Although some women and children died in the attack, Custer reportedly ordered his troops to capture women and children, and more than 50 women and children were taken captive. Custer and his men also burned the village and slaughtered more than 800 Indian ponies.

What Custer didn't know when he attacked the camp was that there were more Indian settlements, and thousands more Indians, farther down river. Nearly all the Army casualties that day occurred when Maj.

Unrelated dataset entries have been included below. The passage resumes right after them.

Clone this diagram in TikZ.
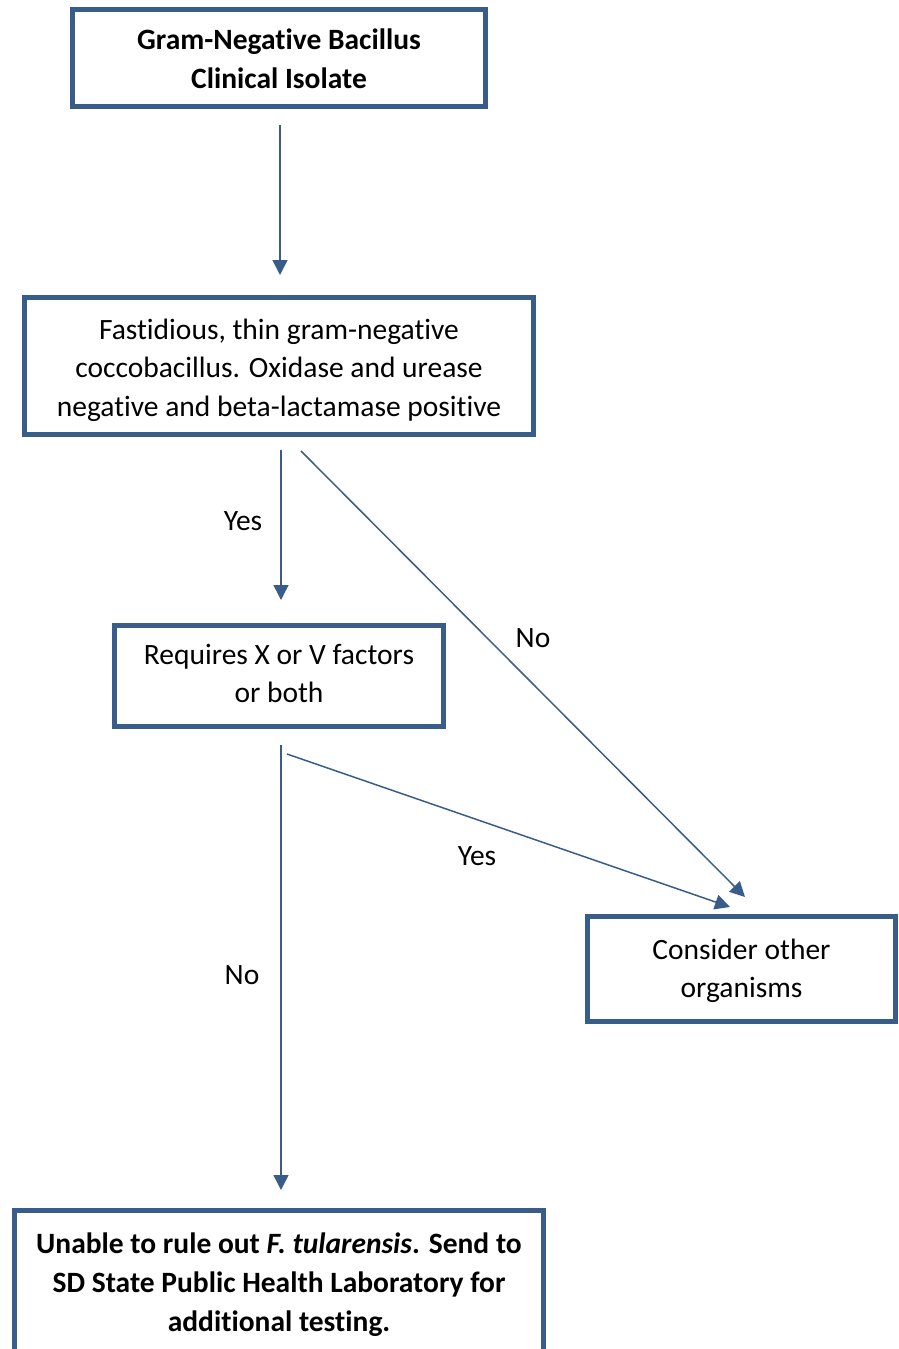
\documentclass[tikz,border=0pt]{standalone}
\usepackage{fontspec}
\setmainfont[Ligatures={NoCommon}]{Carlito}
\usetikzlibrary{arrows.meta}
\definecolor{boxblue}{HTML}{385D8A}
\newcommand\boxtext[2][0pt]{\raisebox{-#1}[\height][\depth]{\begin{tabular}{@{}c@{}}#2\end{tabular}}}
\tikzset{
  box/.style={draw=boxblue, line width=5pt, inner sep=0pt, font=\fontsize{29.5}{38.5}\selectfont},
  boldbox/.style={box, font=\fontsize{29.5}{39}\selectfont\bfseries},
  conn/.style={draw=boxblue, line width=1.5pt, -{Triangle[length=15pt,width=15pt]}},
  lbl/.style={font=\fontsize{29.5}{38.5}\selectfont, inner sep=0pt}
}
\begin{document}
\begin{tikzpicture}[x=1pt,y=-1pt]
\useasboundingbox (0,0) rectangle (898,1349);
\node[boldbox, minimum width=413pt, minimum height=97pt] (b1) at (279,58) {\boxtext[3pt]{Gram-Negative Bacillus\\Clinical Isolate}};
\node[box, minimum width=509pt, minimum height=137pt] (b2) at (279,366) {\boxtext[4pt]{Fastidious, thin gram-negative\\coccobacillus. Oxidase and urease\\negative and beta-lactamase positive}};
\node[box, minimum width=329pt, minimum height=101pt] (b3) at (279,676) {\boxtext[0pt]{Requires X or V factors\\or both}};
\node[box, minimum width=308pt, minimum height=105pt] (b4) at (741.5,969) {\boxtext[2pt]{Consider other\\organisms}};
\node[boldbox, minimum width=529pt, minimum height=143pt] (b5) at (279,1282) {\boxtext[3pt]{Unable to rule out \textit{F. tularensis}. Send to\\SD State Public Health Laboratory for\\additional testing.}};
\draw[conn, shorten <=16pt, shorten >=20pt] ([xshift=1pt]b1.south) -- ([xshift=1pt]b2.north);
\draw[conn, shorten <=13pt, shorten >=23pt] ([xshift=2pt]b2.south) -- ([xshift=2pt]b3.north);
\draw[conn, shorten <=16pt, shorten >=18pt] ([xshift=2pt]b3.south) -- ([xshift=2pt]b5.north);
\coordinate (a3s) at (301,451);
\coordinate (a3e) at (745,897);
\coordinate (a4s) at (287,754);
\coordinate (a4e) at (730,907);
\draw[conn] (a3s) -- (a3e);
\draw[conn] (a4s) -- (a4e);
\node[lbl] (l1) at (243,521) {Yes};
\node[lbl] (l2) at (533,638) {No};
\node[lbl] (l3) at (477,856) {Yes};
\node[lbl] (l4) at (242,975) {No};
\end{tikzpicture}
\end{document}
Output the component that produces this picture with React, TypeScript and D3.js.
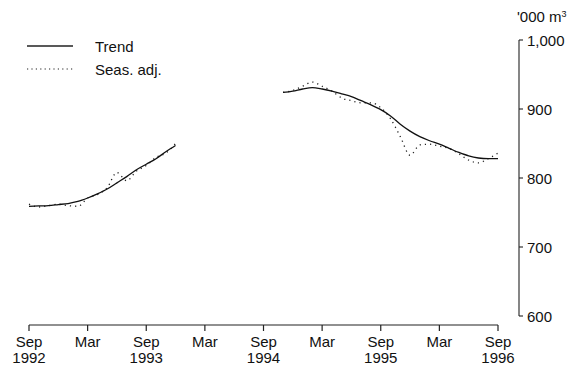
import React from "react";
import * as d3 from "d3";

const months = [
  "Sep","Oct","Nov","Dec","Jan","Feb","Mar","Apr","May","Jun","Jul","Aug",
];
const tickMonths = ["Sep", "Mar", "Sep", "Mar", "Sep", "Mar", "Sep", "Mar", "Sep"];
const tickYears = ["1992", "", "1993", "", "1994", "", "1995", "", "1996"];
const yTicks = [600, 700, 800, 900, 1000];

const trend: (number | null)[] = [
  759, 759.5, 760, 761.5, 763, 766, 771, 777, 784, 793, 802, 812, 820, 828, 838, 847,
  null, null, null, null, null, null, null, null, null, null,
  924, 926, 929, 931, 929, 926, 922, 918, 912, 906, 899, 890, 878, 868, 860, 854,
  849, 843, 837, 832, 829, 828, 828,
];
const seasAdj: (number | null)[] = [
  762, 758, 760, 762, 760, 759, 771, 776, 786, 808, 796, 810, 818, 830, 836, 850,
  null, null, null, null, null, null, null, null, null, null,
  924, 927, 933, 939, 933, 926, 916, 912, 909, 909, 902, 886, 860, 833, 848, 849,
  846, 843, 835, 826, 822, 828, 836,
];

const FONT = "'Liberation Sans', Arial, Helvetica, sans-serif";

export default function App() {
  const W = 584, H = 380;
  const x = d3.scaleLinear().domain([0, 48]).range([29, 498]);
  const y = d3.scaleLinear().domain([600, 1000]).range([316, 40]);
  const axisY = 325;
  const yAxisX = 519;

  const line = d3
    .line<number | null>()
    .defined((d) => d != null)
    .x((_, i) => x(i))
    .y((d) => y(d as number))
    .curve(d3.curveMonotoneX);

  const tickIdx = tickMonths.map((_, k) => k * 6);

  return (
    <svg
      width={W}
      height={H}
      style={{ position: "absolute", left: 0, top: 0, background: "#fff" }}
      fontFamily={FONT}
    >
      <rect width={W} height={H} fill="#fff" />
      {/* legend */}
      <line x1={27} x2={73} y1={46} y2={46} stroke="#222" strokeWidth={1.3} />
      <text x={95} y={51.5} fontSize={15} fill="#111">Trend</text>
      <line x1={27} x2={73} y1={69} y2={69} stroke="#222" strokeWidth={1.2} strokeDasharray="1.2,3.2" />
      <text x={95} y={74.5} fontSize={15} fill="#111">Seas. adj.</text>

      {/* series */}
      <path d={line(seasAdj) || ""} fill="none" stroke="#222" strokeWidth={1.3} strokeDasharray="1.2,4" />
      <path d={line(trend) || ""} fill="none" stroke="#111" strokeWidth={1.3} />

      {/* x axis */}
      <line x1={x(0)} x2={x(48)} y1={axisY} y2={axisY} stroke="#222" strokeWidth={1.2} />
      {tickIdx.map((i, k) => (
        <g key={k}>
          <line x1={x(i)} x2={x(i)} y1={axisY} y2={axisY + 6} stroke="#222" strokeWidth={1.2} />
          <text x={x(i)} y={346.5} fontSize={15} textAnchor="middle" fill="#111">
            {tickMonths[k]}
          </text>
          {tickYears[k] && (
            <text x={x(i)} y={362.5} fontSize={15} textAnchor="middle" fill="#111">
              {tickYears[k]}
            </text>
          )}
        </g>
      ))}

      {/* y axis */}
      <line x1={yAxisX} x2={yAxisX} y1={y(1000)} y2={y(600)} stroke="#222" strokeWidth={1.1} />
      {yTicks.map((t) => (
        <g key={t}>
          <line x1={yAxisX} x2={yAxisX + 4} y1={y(t)} y2={y(t)} stroke="#222" strokeWidth={1.1} />
          <text x={527} y={y(t) + 5.5} fontSize={15} fill="#111">
            {d3.format(",")(t)}
          </text>
        </g>
      ))}
      <text x={517} y={22} fontSize={15} fill="#111">
        '000 m<tspan fontSize={9} dy={-5}>3</tspan>
      </text>
      <desc>{months.join(",")}</desc>
    </svg>
  );
}
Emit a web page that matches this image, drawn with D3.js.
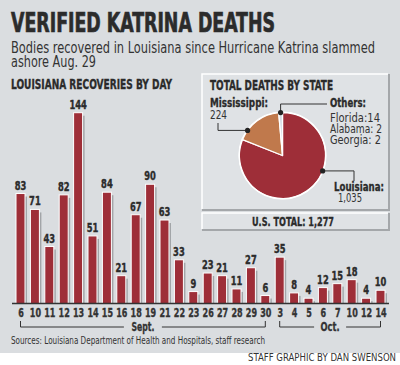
<!DOCTYPE html>
<html><head><meta charset="utf-8">
<script src="https://cdn.jsdelivr.net/npm/d3@7"></script>
<style>body{margin:0;background:#fff}svg{display:block}</style></head>
<body>
<svg id="c" width="400" height="365"></svg>
<script>
// ---- data ----
const dates = ["6","10","11","12","13","14","15","16","18","19","21","22","23","26","27","28","29","30","3","4","5","6","7","10","12","14"];
const recoveries = [83,71,43,82,144,51,84,21,67,90,63,33,9,23,21,11,27,6,35,8,4,12,15,18,4,10];
const monthNames = ["Sept.","Oct."];
const monthStart = [0,18];
const monthEnd = [17,25];
const states = ["Louisiana","Mississippi","Others"];
const stateDeaths = [1035,224,18];
const otherStates = ["Florida:14","Alabama: 2","Georgia: 2"];
const usTotal = 1277;

const NARROW = "'Liberation Sans Narrow','DejaVu Sans Condensed','Arial Narrow',sans-serif";
const INK = "#2b2b2b";
const RED = "#9e2e38";
const TAN = "#c0794c";
const OTHER = "#d6dce4";
const BG = "#dadde0";
const SHADOW = "#a2a5a8";

const svg = d3.select("#c");
svg.append("rect").attr("width",400).attr("height",353).attr("fill",BG);

function fit(t,len){ if(len) t.attr("textLength",len).attr("lengthAdjust","spacingAndGlyphs"); return t; }
function txt(x,y,s,o){
  const t = svg.append("text").attr("x",x).attr("y",y).text(s)
    .attr("font-family",o.f||NARROW).attr("font-size",o.size)
    .attr("font-weight",o.w||"normal").attr("fill",o.c||INK);
  fit(t,o.len);
  if(o.anchor) t.attr("text-anchor",o.anchor);
  if(o.stroke) t.attr("stroke",o.c||INK).attr("stroke-width",o.stroke);
  return t;
}

// ---- titles ----
txt(11,32,"VERIFIED KATRINA DEATHS",{size:26,w:"bold",len:264,stroke:0.7});
txt(11,53,"Bodies recovered in Louisiana since Hurricane Katrina slammed",{size:15,len:364,c:"#333"});
txt(11,67,"ashore Aug. 29",{size:15,len:85,c:"#333"});
txt(11,89,"LOUISIANA RECOVERIES BY DAY",{size:14,w:"bold",len:161,stroke:0.35});

// ---- bar chart ----
const base = 303.5;
const x = d3.scalePoint().domain(d3.range(dates.length)).range([20.5,380.5]);
const y = d3.scaleLinear().domain([0,144]).range([base,112.7]);
const bw = 9;

const bars = svg.append("g");
bars.selectAll("rect.sh").data(recoveries).join("rect").attr("class","sh")
  .attr("x",(d,i)=>x(i)-bw/2+2).attr("y",d=>y(d)+3)
  .attr("width",bw).attr("height",d=>Math.max(0,base-y(d)-3)).attr("fill",SHADOW);
bars.selectAll("rect.b").data(recoveries).join("rect").attr("class","b")
  .attr("x",(d,i)=>x(i)-bw/2).attr("y",d=>y(d))
  .attr("width",bw).attr("height",d=>base-y(d))
  .attr("fill",RED).attr("stroke","#fff").attr("stroke-width",1);
bars.selectAll("text").data(recoveries).join("text")
  .attr("x",(d,i)=>x(i)).attr("y",d=>y(d)-4).attr("text-anchor","middle")
  .attr("font-family",NARROW).attr("font-weight","bold").attr("font-size",12.5)
  .attr("fill",INK).attr("stroke",INK).attr("stroke-width",0.4)
  .attr("textLength",d=>String(d).length*5.8).attr("lengthAdjust","spacingAndGlyphs")
  .text(d=>d);

svg.append("line").attr("x1",12).attr("x2",389).attr("y1",base).attr("y2",base)
  .attr("stroke","#333").attr("stroke-width",1.6);

const ax = svg.append("g").attr("transform",`translate(0,${base})`)
  .call(d3.axisBottom(x).tickSize(0).tickFormat(i=>dates[i]));
ax.select(".domain").remove();
ax.selectAll("text").attr("y",13).attr("dy",0).attr("font-family",NARROW)
  .attr("font-weight","bold").attr("font-size",12).attr("fill","#333")
  .attr("stroke","#333").attr("stroke-width",0.35)
  .attr("textLength",function(){return this.textContent.length*5.6;})
  .attr("lengthAdjust","spacingAndGlyphs");

// month brackets
const by = 327;
const monthLen = [23,19];
monthNames.forEach((m,k)=>{
  const x0 = x(monthStart[k]), x1 = x(monthEnd[k]), cx=(x0+x1)/2, gap = k===0?19:16;
  const p = d3.path();
  p.moveTo(x0,321); p.lineTo(x0,by); p.lineTo(cx-gap,by);
  p.moveTo(cx+gap,by); p.lineTo(x1,by); p.lineTo(x1,321);
  svg.append("path").attr("d",p.toString()).attr("fill","none").attr("stroke","#333").attr("stroke-width",1);
  txt(cx,331,m,{size:12,w:"bold",anchor:"middle",c:"#333",stroke:0.3,len:monthLen[k]});
});

txt(11,344,"Sources: Louisiana Department of Health and Hospitals, staff research",{size:10.5,len:254,c:"#333"});
txt(248,361,"STAFF GRAPHIC BY DAN SWENSON",{size:11,len:148,c:"#333"});

// ---- pie panel ----
function box(x0,y0,w,h){
  svg.append("rect").attr("x",x0).attr("y",y0).attr("width",w).attr("height",h).attr("fill","#dfe2e5");
  svg.append("path").attr("d",`M${x0+w+1},${y0} V${y0+h+1} H${x0}`).attr("fill","none")
    .attr("stroke","#a4a7aa").attr("stroke-width",2);
  svg.append("path").attr("d",`M${x0},${y0+h} V${y0} H${x0+w}`).attr("fill","none")
    .attr("stroke","#fff").attr("stroke-width",1.5);
}
box(202,74,186,135);
box(202,213,186,16);

txt(210,90,"TOTAL DEATHS BY STATE",{size:14,w:"bold",len:123,stroke:0.35});
txt(293,226,"U.S. TOTAL: " + d3.format(",")(usTotal),{size:13,w:"bold",len:82,anchor:"middle",stroke:0.35});

const cx = 282.5, cy = 155.5, r = 43;
const pie = d3.pie().sort(null).value(d=>d)(stateDeaths);
const arc = d3.arc().innerRadius(0).outerRadius(r);
const pg = svg.append("g").attr("transform",`translate(${cx},${cy})`);
pg.selectAll("path").data(pie).join("path").attr("d",arc)
  .attr("fill",(d,i)=>[RED,TAN,OTHER][i]).attr("stroke","#fff").attr("stroke-width",1.3)
  .attr("stroke-linejoin","round");
pg.append("circle").attr("r",r+0.5).attr("fill","none").attr("stroke","#fff").attr("stroke-width",1.2);

// leaders: angle on the rim for each state's dot
const leaderAngle = [111, 305.7, (pie[2].startAngle+pie[2].endAngle)/2*180/Math.PI];
const dot = leaderAngle.map(a=>{const t=a*Math.PI/180; return [cx+r*Math.sin(t), cy-r*Math.cos(t)];});
function lead(pts){
  svg.append("path").attr("d",d3.line()(pts)).attr("fill","none").attr("stroke","#333").attr("stroke-width",1);
}
lead([dot[0],[354,dot[0][1]],[354,181]]);
lead([[218,123],[218,dot[1][1]],dot[1]]);
lead([dot[2],[dot[2][0],104],[327,104]]);
dot.forEach(p=>svg.append("circle").attr("cx",p[0]).attr("cy",p[1]).attr("r",2.6).attr("fill","#222"));

const fmt = d3.format(",");
txt(210,107,states[1]+":",{size:12,w:"bold",stroke:0.3,len:58});
txt(210,119,fmt(stateDeaths[1]),{size:12,c:"#333",len:17});
txt(330,107,states[2]+":",{size:12,w:"bold",stroke:0.3,len:36});
const otherLen = [50,52,51];
otherStates.forEach((s,i)=>txt(330,121.5+i*11.3,s,{size:12,c:"#333",len:otherLen[i]}));
txt(334,191,states[0]+":",{size:12,w:"bold",stroke:0.3,len:50});
txt(338,202,fmt(stateDeaths[0]),{size:12,c:"#333",len:24});
</script>
</body></html>
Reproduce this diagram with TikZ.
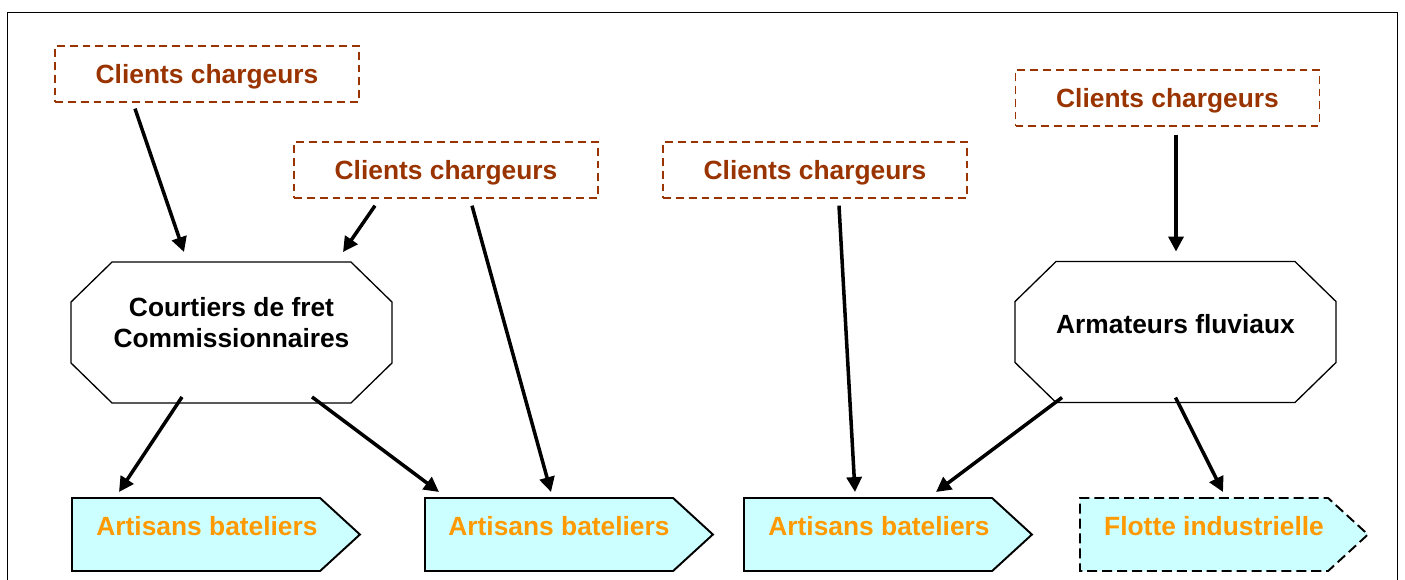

Joel Elliot and his detachment chased a group of fleeing Indians down river and were surrounded and killed by Indians coming toward the site of the Washita attack.

Because the cultural center must tell the story of two distinct sides in the conflict - the U.S. Army and the native Cheyenne and Arapaho Indians - a delicate balance was reached while plans were drawn for the building's construction.

Evidence of the two separate cultures can be witnessed in the pathway leading to the doors of the building, which face east in accordance with Native American tradition, said Lawrence Hart, one of several members of the Cheyenne and Arapaho Tribes of Oklahoma who had input into the building's design.

“As you get close to the building, you see two walls - one side is curved and one has straight lines - because we don't think lineally, we think in terms of circles,” explained Hart, 74, who operates a Cheyenne cultural center in Clinton. “Both are significant for the cultures they represent ... and one begins to realize that we're showing two cultures as you approach the building.”

Other recommendations incorporated into the building's design include circular windows and an emphasis on the number four, both of which are important elements of tribal culture, Hart said.

“You see the elements of our culture in the architecture itself, and we really appreciate that.”

The center, constructed with a $4.25 million appropriation from Congress approved in 2003, also will house offices for the National Parks Service and U.S. Forest Service, said Dave Schafer, chief of interpretation and operations at the site for the National Parks Service.

Schafer, who is crammed into an office in downtown Cheyenne with several other NPS employees, said they receive about 15,000 visitors at the site each year, a number that is expected to grow once the new facility opens.

The center will open temporarily for Friday's ribbon cutting, but inclement weather in recent months has delayed construction and pushed back the permanent opening until late May or early June, Schafer said.

As a government official, Schafer said he also must be careful to respect both sides of the conflict when he explains to visitors what happened at the site nearly 140 years ago.

“I'm conscious not to call it a battle or a massacre,” Schafer said. “The official name is the Washita Battlefield National Historic Site ... but for members of the tribe, they remember it as a massacre.”

Jerome Green, an author and historian who wrote “Washita: The U.S. Army and the Southern Cheyennes,” said because Custer told his men to spare women and children during the assault, he does not refer to the event as a massacre.

“I've also come to not even call it a battle. This is a very one sided assault,” Green said. “A battle is something where the people have an opportunity to respond and fight back. The Army classified it as a battle, but I've come to think of it as less than that.”